Sheffield has essentially decided that a few more early deaths are a price worth paying to have a few more nice things – and become a little more like Leeds and Manchester. Perhaps most significantly of all, the group of people driving away with pretty furniture is not the same as the group of people wheezing to a premature grave. At the same time, another group of people – around 400, to put a number on it – will have new jobs when those doors open.
The unspoken questions
These are among the issues examined by my long poem Sheffield Almanac (published earlier this year as a 36-page pamphlet by Longbarrow Press). Here are a few lines from the second chapter.
When the smoke clears, it’s a trade-off,
A Machiavellian pact we strike with the city
And these are the metropolitan clauses
Inserted by the Prince’s legal committee:
That we’ll accept a respiration peppered with
Monoxide specks in exchange for our distractions:
The multiplex, the multi-storey, coffee shops,
Casinos, concert halls — these transactions
List their price as tainted air. Read the small print:
Life itself is shortened…
The shop doors open this week. Clever marketers have upholstered the seats of a tram in one of Ikea’s floral patterns. Outside Sheffield’s railway station there’s a bird of prey made of allen keys. A large illuminated slogan has appeared in a central public park. As well as raising pertinent questions about public space and ‘implied consent’, this campaign ensures that the surrounding roads will be clogged with traffic and Tinsley’s already toxic air grow more lethal still.

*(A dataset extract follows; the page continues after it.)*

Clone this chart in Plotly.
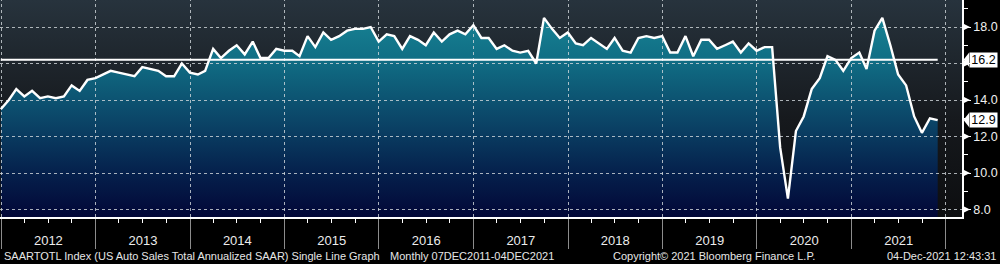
import math
import plotly.graph_objects as go
import pandas as pd

# ---------------- data ----------------
FIRST_MONTH_END = "2011-12-31"
SAAR = [
    13.5,                                                            # Dec 2011
    14.0, 14.6, 14.2, 14.5, 14.1, 14.2, 14.1, 14.2, 14.8, 14.5, 15.1, 15.2,  # 2012
    15.4, 15.6, 15.5, 15.4, 15.3, 15.8, 15.7, 15.6, 15.3, 15.3, 16.0, 15.5,  # 2013
    15.4, 15.6, 16.8, 16.3, 16.7, 17.0, 16.5, 17.2, 16.3, 16.3, 16.8, 16.7,  # 2014
    16.7, 16.4, 17.5, 16.9, 17.7, 17.3, 17.5, 17.8, 17.9, 17.9, 18.0, 17.2,  # 2015
    17.6, 17.5, 16.8, 17.5, 17.3, 17.0, 17.7, 17.2, 17.6, 17.8, 17.6, 18.1,  # 2016
    17.4, 17.4, 16.8, 17.0, 16.7, 16.6, 16.7, 16.0, 18.5, 17.9, 17.4, 17.7,  # 2017
    17.1, 17.0, 17.4, 17.1, 16.8, 17.4, 16.7, 16.6, 17.4, 17.5, 17.4, 17.5,  # 2018
    16.6, 16.6, 17.5, 16.4, 17.3, 17.3, 16.8, 17.0, 17.2, 16.6, 17.1, 16.7,  # 2019
    16.9, 16.9, 11.4, 8.6, 12.3, 13.1, 14.6, 15.2, 16.4, 16.2, 15.6, 16.3,   # 2020
    16.6, 15.7, 17.8, 18.5, 17.0, 15.4, 14.8, 13.1, 12.2, 13.0, 12.9,        # 2021
]
Y_TICKS = [8, 10, 12, 14, 16, 18]
Y_TICK_TEXT = ["8.0", "10.0", "12.0", "14.0", "", "18.0"]   # 16.0 sits under the average tag
Y_MINOR = [9, 11, 13, 15, 17, 19]
YEAR_STARTS = list(range(2012, 2023))
X_RANGE = ["2011-12-28", "2022-03-04"]
Y_RANGE = [7.59, 19.48]

LEFT_TEXT = "SAARTOTL Index (US Auto Sales Total Annualized SAAR) Single Line Graph"
MID_TEXT = "Monthly 07DEC2011-04DEC2021"
COPY_TEXT = "Copyright\u00a9 2021 Bloomberg Finance L.P."
STAMP_TEXT = "04-Dec-2021 12:43:31"

# ---------------- derived ----------------
dates = pd.date_range(FIRST_MONTH_END, periods=len(SAAR), freq=pd.offsets.MonthEnd())
mean_val = sum(SAAR) / len(SAAR)
last_val = SAAR[-1]

W = 1000
H = 264
ML, MR, MT, MB = 0, 38, 0, 47
PW = W - ML - MR
PH = H - MT - MB
UNIT = (Y_RANGE[1] - Y_RANGE[0]) / PH   # data units per pixel
T0 = pd.Timestamp(X_RANGE[0]).value
T1 = pd.Timestamp(X_RANGE[1]).value


def px(p):
    return p / PW


def snap_y(v):
    """nudge a value onto a pixel centre so that a 1px line is drawn crisply"""
    p = (Y_RANGE[1] - v) / UNIT
    return Y_RANGE[1] - (math.floor(p) + 0.5) * UNIT


def snap_x(d):
    p = (pd.Timestamp(d).value - T0) / (T1 - T0) * PW
    p2 = math.floor(p) + 0.5
    return pd.Timestamp(int(T0 + p2 / PW * (T1 - T0))).isoformat()


FONT = "Liberation Sans, Arial, sans-serif"

fig = go.Figure()

# plot background gradient
fig.add_trace(go.Scatter(
    x=X_RANGE, y=[Y_RANGE[1], Y_RANGE[1]], mode="lines", line=dict(width=0),
    fill="tozeroy",
    fillgradient=dict(type="vertical", start=Y_RANGE[0], stop=Y_RANGE[1],
                      colorscale=[[0, "#0d0e10"], [0.45, "#16191d"], [1, "#27333d"]]),
    hoverinfo="skip", showlegend=False,
))

# data area
fig.add_trace(go.Scatter(
    x=dates, y=SAAR, mode="lines", line=dict(width=0),
    fill="tozeroy",
    fillgradient=dict(type="vertical", start=Y_RANGE[0], stop=Y_RANGE[1],
                      colorscale=[[0, "#020737"], [0.2, "#05204c"], [0.45, "#0b4668"],
                                  [0.72, "#106d84"], [1, "#1a8a99"]]),
    hoverinfo="skip", showlegend=False,
))

# dashed grid, one trace per line, drawn above the filled areas
grid_line = dict(color="rgba(210,216,220,0.8)", width=1, dash="3px,3px")
for v in Y_TICKS:
    sv = snap_y(v)
    fig.add_trace(go.Scatter(x=X_RANGE, y=[sv, sv], mode="lines", line=grid_line,
                             hoverinfo="skip", showlegend=False))
for yr in YEAR_STARTS:
    d = snap_x(f"{yr}-01-01")
    fig.add_trace(go.Scatter(x=[d, d], y=Y_RANGE, mode="lines", line=grid_line,
                             hoverinfo="skip", showlegend=False))

# mean line
fig.add_trace(go.Scatter(
    x=[dates[0], dates[-1]], y=[mean_val, mean_val], mode="lines",
    line=dict(color="white", width=2), hoverinfo="skip", showlegend=False,
))

# data line
fig.add_trace(go.Scatter(
    x=dates, y=SAAR, mode="lines", line=dict(color="white", width=2.4),
    showlegend=False,
))

shapes = []
# tick pointers on the right axis
for v in Y_TICKS:
    h = 3 * UNIT
    shapes.append(dict(type="path", xref="paper", yref="y",
                       path=f"M {px(PW+2)},{v+h} L {px(PW+8)},{v} L {px(PW+2)},{v-h} Z",
                       fillcolor="white", line=dict(width=0), layer="above"))

# value tags (average and last value)
tags = [mean_val, last_val]
annotations = []
for v in tags:
    h = 7 * UNIT
    shapes.append(dict(type="path", xref="paper", yref="y",
                       path=f"M {px(PW+1.5)},{v} L {px(PW+7)},{v+h} L {px(PW+7)},{v-h} Z",
                       fillcolor="white", line=dict(width=0), layer="above"))
    annotations.append(dict(xref="paper", yref="y", x=px(PW + 6.5), y=v, xanchor="left",
                            yanchor="middle", text=f"{v:.1f}", showarrow=False,
                            bgcolor="white", width=27, height=14, borderpad=0,
                            font=dict(family=FONT, size=12.5, color="black")))

# footer texts
ty = -(256 - PH) / PH
annotations += [
    dict(xref="paper", yref="paper", x=px(2), y=ty, xanchor="left", yanchor="middle",
         text=LEFT_TEXT, showarrow=False, font=dict(family=FONT, size=11, color="#e6e6e6")),
    dict(xref="paper", yref="paper", x=px(388), y=ty, xanchor="left", yanchor="middle",
         text=MID_TEXT, showarrow=False, font=dict(family=FONT, size=11, color="#e6e6e6")),
    dict(xref="paper", yref="paper", x=px(611), y=ty, xanchor="left", yanchor="middle",
         text=COPY_TEXT, showarrow=False, font=dict(family=FONT, size=11, color="#e6e6e6")),
    dict(xref="paper", yref="paper", x=px(998), y=ty, xanchor="right", yanchor="middle",
         text=STAMP_TEXT, showarrow=False, font=dict(family=FONT, size=11, color="#e6e6e6")),
]

fig.update_layout(
    width=W, height=H,
    margin=dict(l=ML, r=MR, t=MT, b=MB, pad=0),
    paper_bgcolor="black", plot_bgcolor="black",
    showlegend=False,
    shapes=shapes, annotations=annotations,
    xaxis=dict(
        type="date", range=X_RANGE, showgrid=False, zeroline=False,
        tickmode="linear", tick0="2012-01-01", dtick="M12", tickformat="%Y",
        ticklabelmode="period", ticks="outside", ticklen=30, tickwidth=1,
        tickcolor="#8c8c8c", ticklabelstandoff=-19,
        showline=True, linecolor="white", linewidth=1.5,
        tickfont=dict(family=FONT, size=13, color="#ececec"),
        minor=dict(tickmode="linear", tick0="2012-01-01", dtick="M3", ticks="outside",
                   ticklen=4, tickcolor="white", tickwidth=1, showgrid=False),
        layer="above traces",
    ),
    yaxis=dict(
        side="right", range=Y_RANGE, showgrid=False, zeroline=False,
        tickmode="array", tickvals=Y_TICKS, ticktext=Y_TICK_TEXT,
        ticks="outside", ticklen=7, tickcolor="white", tickwidth=1,
        showline=True, linecolor="white", linewidth=1.5,
        tickfont=dict(family=FONT, size=12.5, color="#f0f0f0"),
        minor=dict(tickmode="array", tickvals=Y_MINOR, ticks="outside", ticklen=4,
                   tickcolor="white", tickwidth=1, showgrid=False),
        layer="above traces",
    ),
)

fig.write_html("out.html")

The unspoken questions behind Sheffield Ikea underlie every major public planning decision. Is a more affluent but generic city better than a poorer, more distinctive one? Is a longer, quieter life worth more than a shorter, busier one? Who decides? To what extent does retail constitute fulfilment or distraction? In a city of thousands or a world of billions, in an economic system where most people still need jobs, is there any way to balance the conflicting sets of criteria by which quality of life is reckoned – concerning clean air, steady employment, or consumer choice?
And look again at Dr Wight’s statement. In the case of Sheffield Ikea, he said, the damage to public health was “very unlikely to be outweighed” by the jobs and GDP. But his admission that the harm might ever be outweighed lets the cat out of the bag. Decisions like this always rest on a tacit assumption that the illness and death wrought by air pollution become acceptable at some point if the economic benefits are great enough.
How great must those benefits be to justify the harm? Two hundred more jobs? A couple of dozen? For councillor Jayne Dunn, when the local authority gave Ikea the go-head, the answer was zero: that point had already been reached. “In this climate people need jobs,” she said, “and that’s what I’ll be proud of when I drive in to Sheffield and see this store.”
I neither offer straightforward answers nor suggest that any exist. But I’m surprised that the questions are hardly ever asked out loud. I don’t position myself outside the circle of complicity. But I reserve the right to a moment or two of small sadness as Sheffield becomes just a little less like itself and a little more like everywhere else.